There are Nigerians who are not involved in politics. A small business owner whose customer broke a contract. A family fighting over inherited land. A young entrepreneur waiting for a court to settle ownership of ideas before an investor will hand over the money. For them, every delay is not a headline; it is an unpaid mortgage, a child kept out of school, a stalled business. When courts get crowded, justice doesn’t just slow down. It becomes more expensive. Hope becomes weaker, and we cannot talk about a “RENEWED HOPE” when it is really a backward step. In a country where legal issues often drag on for years and millions of citizens report unresolved legal problems affecting their lives, every unnecessary political lawsuit quietly takes time from someone just trying to live.
As a nation, we rarely see judicial time as a vital resource. Public money spent on each case, court schedules used, judges’ time wasted, someone else’s hearing postponed, someone else’s justice delayed are resources thrown away.
Countries build wealth not only with roads, ports, and power stations. They also build it with systems that settle disputes quickly, reliably, and fairly.
The World Bank has long recognized that fast contract enforcement and legal certainty are key to attracting investors. Investors can accept some business risks. What they cannot accept is legal uncertainty.
That is why every wasted day in court has an economic cost that seldom shows up in any government budget.
Nowhere is that cost clearer than in the legal issues coming from Nigeria’s digital economy.
While politicians fill court dockets with silly lawsuits, another case quietly came to the courts.
This one was not about who will sit in Aso Rock. It was about who governs Nigeria’s digital future.
The dispute between the Advertising Regulatory Council of Nigeria (ARCON) and Meta Platforms, the parent company of Facebook and Instagram, was framed as a disagreement over a ₦30 billion claim for allegedly unapproved ads.
But that was not the main issue in court.
The bigger question was whether Nigeria has the legal right to regulate foreign digital platforms profiting from Nigerian consumers but operating beyond traditional boundaries.
Can Nigeria make global tech companies follow local advertising rules?
How far does Nigeria's regulatory power reach into cyberspace?
What responsibilities do global platforms have towards Nigerian consumers?
These are not just abstract legal matters.
They are vital questions for nation-building.
Every major economy is facing these issues.

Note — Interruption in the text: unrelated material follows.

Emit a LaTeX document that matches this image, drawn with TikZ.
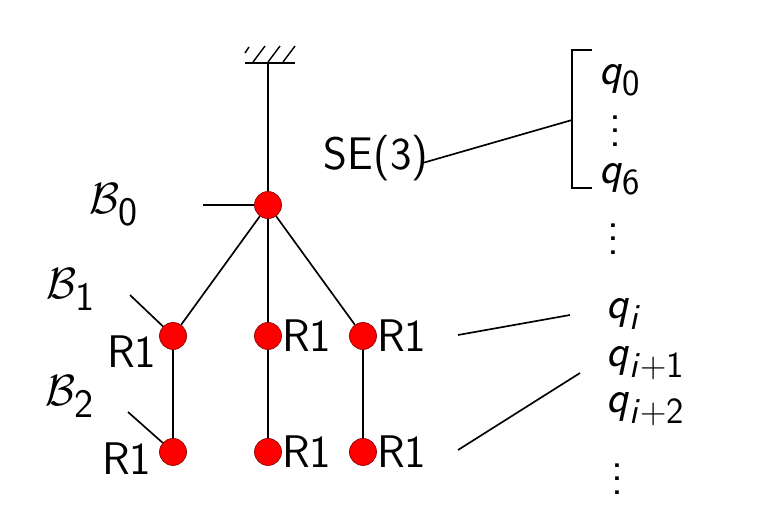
\documentclass[tikz,border=0pt]{standalone}
\usepackage{amsmath}
\usepackage{tikz}
\usetikzlibrary{positioning}

\DeclareMathSizes{26}{26}{21}{17}
\DeclareMathSizes{29}{29}{23}{18}
\newcommand{\qsym}{\textsf{\textit{q}}}
\newcommand{\qdots}{\vbox{\baselineskip=7.5pt\lineskiplimit=-\maxdimen\hbox{.}\hbox{.}\hbox{.}}}

\begin{document}
\begin{tikzpicture}[x=0.02cm, y=-0.02cm,
    every node/.style={font=\fontsize{26}{31}\selectfont\sffamily, inner sep=0pt},
    joint/.style={circle, fill=red, draw=red!55!black, thin, minimum size=0.54cm},
    rlabel/.style={label distance=0pt},
    frame/.style={anchor=base west, font=\fontsize{29}{34}\selectfont\sffamily},
    link/.style={line width=0.95pt}]
  \useasboundingbox (0,0) rectangle (758,528);

  % ground
  \draw[link] (245,63) -- (295,63);
  \foreach \hx in {253,268,283}
    \draw[line width=0.8pt] (\hx,62) -- (\hx+12,46);
  \draw[line width=0.8pt] (245,53) -- (249,47);
  \coordinate (gnd) at (268,63);

  % tree
  \node[joint] (b0) at (268,205) {}
    [grow=down, edge from parent/.style={draw, link},
     level 1/.style={sibling distance=1.9cm, level distance=2.62cm},
     level 2/.style={level distance=2.32cm}]
    child
    {
      node[joint, label={[label distance=0.05cm, yshift=-0.32cm]left:R1}] (l1a) {}
      child { node[joint, label={[label distance=0.15cm, yshift=-0.14cm]left:R1}] (l2a) {} }
    }
    child
    {
      node[joint, label={[rlabel]right:R1}] (l1b) {}
      child { node[joint, label={[rlabel]right:R1}] (l2b) {} }
    }
    child
    {
      node[joint, label={[rlabel]right:R1}] (l1c) {}
      child { node[joint, label={[rlabel]right:R1}] (l2c) {} }
    }
  ;
  \draw[link] (gnd) -- (b0);

  % body frames
  \node[frame] (bb0) at (89,213) {$\mathcal{B}_{\textsf{0}}$};
  \coordinate (b0in) at (203,205);
  \draw[link] (b0in) -- (b0);
  \node[frame] (bb1) at (46,298) {$\mathcal{B}_{\textsf{1}}$};
  \coordinate (b1in) at (130,295);
  \draw[link] (b1in) -- (l1a);
  \node[frame] (bb2) at (45,405) {$\mathcal{B}_{\textsf{2}}$};
  \coordinate (b2in) at (128,412);
  \draw[link] (b2in) -- (l2a);

  % configuration vector
  \node (se) at (376,158) {SE(3)};
  \draw[link] (592,50) -- (572,50) -- (572,188) -- (592,188);
  \coordinate (brk) at (572,120);
  \draw[link] ([xshift=-0.12cm, yshift=-0.1cm]se.east) -- (brk);

  \node[anchor=west] (q0) at (599,80) {$\qsym_{\textsf{0}}$};
  \node (d1) at (615,131) {\qdots};
  \node[anchor=west] (q6) at (599,179) {$\qsym_{\textsf{6}}$};
  \node (d2) at (613,239) {\qdots};
  \node[anchor=west] (qi) at (606,314) {$\qsym_{\textsf{\textit{i}}}$};
  \node[anchor=west] (qi1) at (606,363) {$\qsym_{\textsf{\textit{i}}+\textsf{1}}$};
  \node[anchor=west] (qi2) at (606,409) {$\qsym_{\textsf{\textit{i}}+\textsf{2}}$};
  \node (d3) at (617,479) {\qdots};

  \coordinate (rout1) at (458,335);
  \coordinate (qin1) at (570,315);
  \draw[link] (rout1) -- (qin1);
  \coordinate (rout2) at (458,450);
  \coordinate (qin2) at (580,373);
  \draw[link] (rout2) -- (qin2);
\end{tikzpicture}
\end{document}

The European Union has tackled some through important laws and court rulings. India is working on its own legal principles. Brazil has increasingly relied on its courts to clarify the responsibilities of global tech companies.
Nigeria should be part of that global discussion.

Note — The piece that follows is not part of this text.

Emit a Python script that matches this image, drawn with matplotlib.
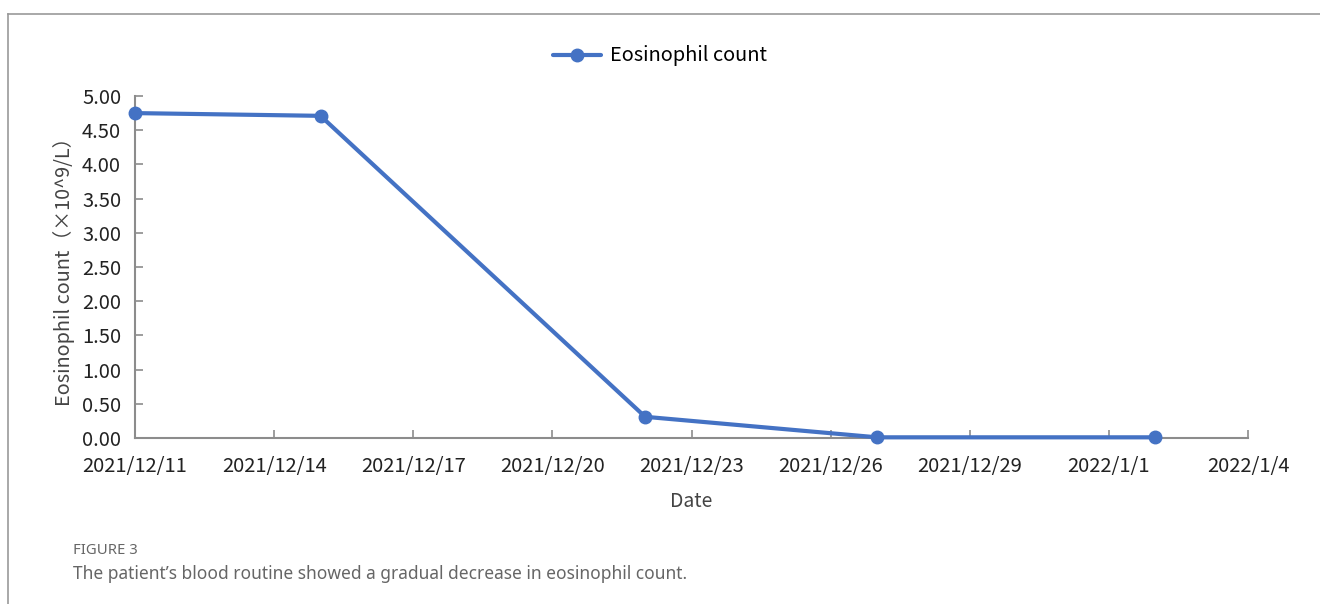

Instead, the ARCON case was dropped before the courts could set important precedents.
Maybe a settlement was best for the parties involved.
But the nation missed something bigger.
It lost the chance to define its digital sovereignty.
Precedent is one of the judiciary’s greatest gifts to economic growth. A well-thought-out judgment does more than resolve a dispute. It shows regulators the limits of their legal power. It tells businesses what standards they must follow. It informs investors where certainty exists. It tells citizens what protections they can expect in a digital marketplace.
That is how institutions grow.
That is how markets expand.
That is how trust builds.
Imagine if our courts focused more on defining Nigeria’s stance on artificial intelligence, digital advertising, data governance, consumer protection, and platform accountability rather than clearing political cases that should not have been filed.
Imagine the trust that would create.
Imagine the investment that would follow.
Imagine the institutions that would rise.
Instead, too often, tomorrow's economy waits while yesterday's politics crowd the courtroom.
This is the real cost of unnecessary lawsuits.
It is not just a waste of filing fees.
It is not just an abuse of the court system.
It is stealing time from people whose cases could create jobs, protect rights, punish wrongdoing, or shape the legal framework of a modern economy.
The solution starts with courage. Judges should keep imposing real costs on those who misuse the court. The current penalties are not enough. The Nigerian Bar Association must raise the professional standards of lawyers. Political parties must stop using the courts as part of their campaign tools.
Most importantly, politicians must remember a democratic value that is becoming rare.
The biggest victim of political vanity isn’t the politician who loses. It’s the citizen who never gets a chance to be heard.